Transcribe the listing word for word.

=== Collected data ===

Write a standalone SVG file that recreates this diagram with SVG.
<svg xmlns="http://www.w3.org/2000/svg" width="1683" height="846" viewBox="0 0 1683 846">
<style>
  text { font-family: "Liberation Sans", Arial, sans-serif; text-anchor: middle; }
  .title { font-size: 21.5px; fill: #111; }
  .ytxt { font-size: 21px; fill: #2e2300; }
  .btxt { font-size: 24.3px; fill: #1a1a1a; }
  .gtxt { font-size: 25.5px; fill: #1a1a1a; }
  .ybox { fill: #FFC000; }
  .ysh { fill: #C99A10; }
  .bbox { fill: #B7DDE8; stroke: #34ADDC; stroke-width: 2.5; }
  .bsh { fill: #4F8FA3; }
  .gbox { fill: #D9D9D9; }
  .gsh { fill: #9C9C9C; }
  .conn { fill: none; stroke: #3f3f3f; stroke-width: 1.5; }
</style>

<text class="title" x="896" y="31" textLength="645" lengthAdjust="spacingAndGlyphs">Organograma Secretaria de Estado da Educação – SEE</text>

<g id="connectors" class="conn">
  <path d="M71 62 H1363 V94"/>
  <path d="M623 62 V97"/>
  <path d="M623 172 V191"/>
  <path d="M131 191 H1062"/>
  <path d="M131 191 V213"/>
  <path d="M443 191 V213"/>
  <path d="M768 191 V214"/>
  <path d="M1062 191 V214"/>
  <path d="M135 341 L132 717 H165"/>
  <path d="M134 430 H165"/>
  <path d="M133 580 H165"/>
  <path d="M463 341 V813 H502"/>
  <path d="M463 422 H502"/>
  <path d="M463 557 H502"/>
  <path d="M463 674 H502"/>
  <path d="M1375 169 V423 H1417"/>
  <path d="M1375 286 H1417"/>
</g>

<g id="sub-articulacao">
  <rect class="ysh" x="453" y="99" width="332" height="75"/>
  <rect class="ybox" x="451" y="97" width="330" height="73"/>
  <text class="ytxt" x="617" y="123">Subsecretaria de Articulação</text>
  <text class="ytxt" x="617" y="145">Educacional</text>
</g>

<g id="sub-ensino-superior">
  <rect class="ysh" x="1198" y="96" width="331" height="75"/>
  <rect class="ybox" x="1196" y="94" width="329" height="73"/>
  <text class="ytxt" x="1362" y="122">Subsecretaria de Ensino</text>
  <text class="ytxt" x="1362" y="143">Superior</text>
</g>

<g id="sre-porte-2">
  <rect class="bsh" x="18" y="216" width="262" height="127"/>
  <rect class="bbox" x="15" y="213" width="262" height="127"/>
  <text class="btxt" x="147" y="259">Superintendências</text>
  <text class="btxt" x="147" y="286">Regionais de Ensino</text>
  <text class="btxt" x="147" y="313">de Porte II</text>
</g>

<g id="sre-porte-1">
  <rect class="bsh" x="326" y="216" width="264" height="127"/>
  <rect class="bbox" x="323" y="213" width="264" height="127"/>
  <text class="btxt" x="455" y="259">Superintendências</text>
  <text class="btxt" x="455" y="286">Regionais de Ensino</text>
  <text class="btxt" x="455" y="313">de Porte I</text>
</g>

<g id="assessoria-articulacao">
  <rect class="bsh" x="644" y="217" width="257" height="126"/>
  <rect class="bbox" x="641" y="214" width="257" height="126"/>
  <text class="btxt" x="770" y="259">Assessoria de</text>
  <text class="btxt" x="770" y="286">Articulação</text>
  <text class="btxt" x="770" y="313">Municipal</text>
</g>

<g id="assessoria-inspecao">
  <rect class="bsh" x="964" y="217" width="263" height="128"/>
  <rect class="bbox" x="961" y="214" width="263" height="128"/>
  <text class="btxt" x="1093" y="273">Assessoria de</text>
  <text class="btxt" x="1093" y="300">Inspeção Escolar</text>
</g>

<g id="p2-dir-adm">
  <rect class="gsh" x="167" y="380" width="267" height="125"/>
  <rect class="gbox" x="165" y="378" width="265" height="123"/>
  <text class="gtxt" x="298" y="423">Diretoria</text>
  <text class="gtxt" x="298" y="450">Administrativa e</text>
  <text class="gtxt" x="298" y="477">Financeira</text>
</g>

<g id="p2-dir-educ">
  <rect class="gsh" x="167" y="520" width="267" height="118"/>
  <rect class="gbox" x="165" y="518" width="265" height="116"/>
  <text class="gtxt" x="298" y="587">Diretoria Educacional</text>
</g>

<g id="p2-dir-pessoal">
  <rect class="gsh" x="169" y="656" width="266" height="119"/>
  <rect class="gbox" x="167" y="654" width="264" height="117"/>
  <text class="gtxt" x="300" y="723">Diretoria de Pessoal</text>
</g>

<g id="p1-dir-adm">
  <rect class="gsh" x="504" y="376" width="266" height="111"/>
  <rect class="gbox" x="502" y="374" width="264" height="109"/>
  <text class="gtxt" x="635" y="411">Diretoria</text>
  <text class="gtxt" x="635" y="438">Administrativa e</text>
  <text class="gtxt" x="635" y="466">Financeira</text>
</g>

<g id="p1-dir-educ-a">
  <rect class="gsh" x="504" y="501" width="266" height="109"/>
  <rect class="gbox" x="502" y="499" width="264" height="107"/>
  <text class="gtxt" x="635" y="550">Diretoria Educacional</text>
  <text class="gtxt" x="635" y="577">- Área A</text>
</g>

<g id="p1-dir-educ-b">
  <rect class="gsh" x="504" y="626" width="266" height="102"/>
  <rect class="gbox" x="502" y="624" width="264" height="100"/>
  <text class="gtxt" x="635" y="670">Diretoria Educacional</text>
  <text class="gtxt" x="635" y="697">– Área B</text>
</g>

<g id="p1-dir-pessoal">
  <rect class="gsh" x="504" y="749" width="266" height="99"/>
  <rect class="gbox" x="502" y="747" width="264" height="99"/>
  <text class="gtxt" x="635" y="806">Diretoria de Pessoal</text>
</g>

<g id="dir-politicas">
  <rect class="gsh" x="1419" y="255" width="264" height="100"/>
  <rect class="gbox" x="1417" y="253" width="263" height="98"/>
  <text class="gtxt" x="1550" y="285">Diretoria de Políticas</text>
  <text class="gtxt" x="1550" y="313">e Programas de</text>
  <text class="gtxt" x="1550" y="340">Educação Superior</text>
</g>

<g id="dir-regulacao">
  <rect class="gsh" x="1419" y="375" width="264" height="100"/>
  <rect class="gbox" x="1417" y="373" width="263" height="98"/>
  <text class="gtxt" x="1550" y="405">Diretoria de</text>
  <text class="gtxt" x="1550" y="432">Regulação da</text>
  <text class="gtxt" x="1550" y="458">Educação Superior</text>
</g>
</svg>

===

> **Final result**
Write a standalone SVG file that recreates this diagram with SVG.
<svg xmlns="http://www.w3.org/2000/svg" width="1683" height="846" viewBox="0 0 1683 846">
<style>
  text { font-family: "Liberation Sans", Arial, sans-serif; text-anchor: middle; }
  .title { font-size: 21.5px; fill: #111; }
  .ytxt { font-size: 21px; fill: #2e2300; }
  .btxt { font-size: 24.3px; fill: #1a1a1a; }
  .gtxt { font-size: 25.5px; fill: #1a1a1a; }
  .ybox { fill: #FFC000; }
  .ysh { fill: #C99A10; }
  .bbox { fill: #B7DDE8; stroke: #34ADDC; stroke-width: 2.5; }
  .bsh { fill: #4F8FA3; }
  .gbox { fill: #D9D9D9; }
  .gsh { fill: #9C9C9C; }
  .conn { fill: none; stroke: #3f3f3f; stroke-width: 1.5; }
</style>

<text class="title" x="896" y="31" textLength="645" lengthAdjust="spacingAndGlyphs">Organograma Secretaria de Estado da Educação – SEE</text>

<g id="connectors" class="conn">
  <path d="M71 62 H1363 V94"/>
  <path d="M623 62 V97"/>
  <path d="M623 172 V191"/>
  <path d="M131 191 H1062"/>
  <path d="M131 191 V213"/>
  <path d="M443 191 V213"/>
  <path d="M768 191 V214"/>
  <path d="M1062 191 V214"/>
  <path d="M135 341 L132 717 H165"/>
  <path d="M134 430 H165"/>
  <path d="M133 580 H165"/>
  <path d="M463 341 V813 H502"/>
  <path d="M463 422 H502"/>
  <path d="M463 557 H502"/>
  <path d="M463 674 H502"/>
  <path d="M1375 169 V423 H1417"/>
  <path d="M1375 286 H1417"/>
</g>

<g id="sub-articulacao">
  <rect class="ysh" x="453" y="99" width="332" height="75"/>
  <rect class="ybox" x="451" y="97" width="330" height="73"/>
  <text class="ytxt" x="617" y="123">Subsecretaria de Articulação</text>
  <text class="ytxt" x="617" y="145">Educacional</text>
</g>

<g id="sub-ensino-superior">
  <rect class="ysh" x="1198" y="96" width="331" height="75"/>
  <rect class="ybox" x="1196" y="94" width="329" height="73"/>
  <text class="ytxt" x="1362" y="122">Subsecretaria de Ensino</text>
  <text class="ytxt" x="1362" y="143">Superior</text>
</g>

<g id="sre-porte-2">
  <rect class="bsh" x="18" y="216" width="262" height="127"/>
  <rect class="bbox" x="15" y="213" width="262" height="127"/>
  <text class="btxt" x="147" y="259">Superintendências</text>
  <text class="btxt" x="147" y="286">Regionais de Ensino</text>
  <text class="btxt" x="147" y="313">de Porte II</text>
</g>

<g id="sre-porte-1">
  <rect class="bsh" x="326" y="216" width="264" height="127"/>
  <rect class="bbox" x="323" y="213" width="264" height="127"/>
  <text class="btxt" x="455" y="259">Superintendências</text>
  <text class="btxt" x="455" y="286">Regionais de Ensino</text>
  <text class="btxt" x="455" y="313">de Porte I</text>
</g>

<g id="assessoria-articulacao">
  <rect class="bsh" x="644" y="217" width="257" height="126"/>
  <rect class="bbox" x="641" y="214" width="257" height="126"/>
  <text class="btxt" x="770" y="259">Assessoria de</text>
  <text class="btxt" x="770" y="286">Articulação</text>
  <text class="btxt" x="770" y="313">Municipal</text>
</g>

<g id="assessoria-inspecao">
  <rect class="bsh" x="964" y="217" width="263" height="128"/>
  <rect class="bbox" x="961" y="214" width="263" height="128"/>
  <text class="btxt" x="1093" y="273">Assessoria de</text>
  <text class="btxt" x="1093" y="300">Inspeção Escolar</text>
</g>

<g id="p2-dir-adm">
  <rect class="gsh" x="167" y="380" width="267" height="125"/>
  <rect class="gbox" x="165" y="378" width="265" height="123"/>
  <text class="gtxt" x="298" y="423">Diretoria</text>
  <text class="gtxt" x="298" y="450">Administrativa e</text>
  <text class="gtxt" x="298" y="477">Financeira</text>
</g>

<g id="p2-dir-educ">
  <rect class="gsh" x="167" y="520" width="267" height="118"/>
  <rect class="gbox" x="165" y="518" width="265" height="116"/>
  <text class="gtxt" x="298" y="587">Diretoria Educacional</text>
</g>

<g id="p2-dir-pessoal">
  <rect class="gsh" x="169" y="656" width="266" height="119"/>
  <rect class="gbox" x="167" y="654" width="264" height="117"/>
  <text class="gtxt" x="300" y="723">Diretoria de Pessoal</text>
</g>

<g id="p1-dir-adm">
  <rect class="gsh" x="504" y="376" width="266" height="111"/>
  <rect class="gbox" x="502" y="374" width="264" height="109"/>
  <text class="gtxt" x="635" y="411">Diretoria</text>
  <text class="gtxt" x="635" y="438">Administrativa e</text>
  <text class="gtxt" x="635" y="466">Financeira</text>
</g>

<g id="p1-dir-educ-a">
  <rect class="gsh" x="504" y="501" width="266" height="109"/>
  <rect class="gbox" x="502" y="499" width="264" height="107"/>
  <text class="gtxt" x="635" y="550">Diretoria Educacional</text>
  <text class="gtxt" x="635" y="577">- Área A</text>
</g>

<g id="p1-dir-educ-b">
  <rect class="gsh" x="504" y="626" width="266" height="102"/>
  <rect class="gbox" x="502" y="624" width="264" height="100"/>
  <text class="gtxt" x="635" y="670">Diretoria Educacional</text>
  <text class="gtxt" x="635" y="697">– Área B</text>
</g>

<g id="p1-dir-pessoal">
  <rect class="gsh" x="504" y="749" width="266" height="99"/>
  <rect class="gbox" x="502" y="747" width="264" height="99"/>
  <text class="gtxt" x="635" y="806">Diretoria de Pessoal</text>
</g>

<g id="dir-politicas">
  <rect class="gsh" x="1419" y="255" width="264" height="100"/>
  <rect class="gbox" x="1417" y="253" width="263" height="98"/>
  <text class="gtxt" x="1550" y="285">Diretoria de Políticas</text>
  <text class="gtxt" x="1550" y="313">e Programas de</text>
  <text class="gtxt" x="1550" y="340">Educação Superior</text>
</g>

<g id="dir-regulacao">
  <rect class="gsh" x="1419" y="375" width="264" height="100"/>
  <rect class="gbox" x="1417" y="373" width="263" height="98"/>
  <text class="gtxt" x="1550" y="405">Diretoria de</text>
  <text class="gtxt" x="1550" y="432">Regulação da</text>
  <text class="gtxt" x="1550" y="458">Educação Superior</text>
</g>
</svg>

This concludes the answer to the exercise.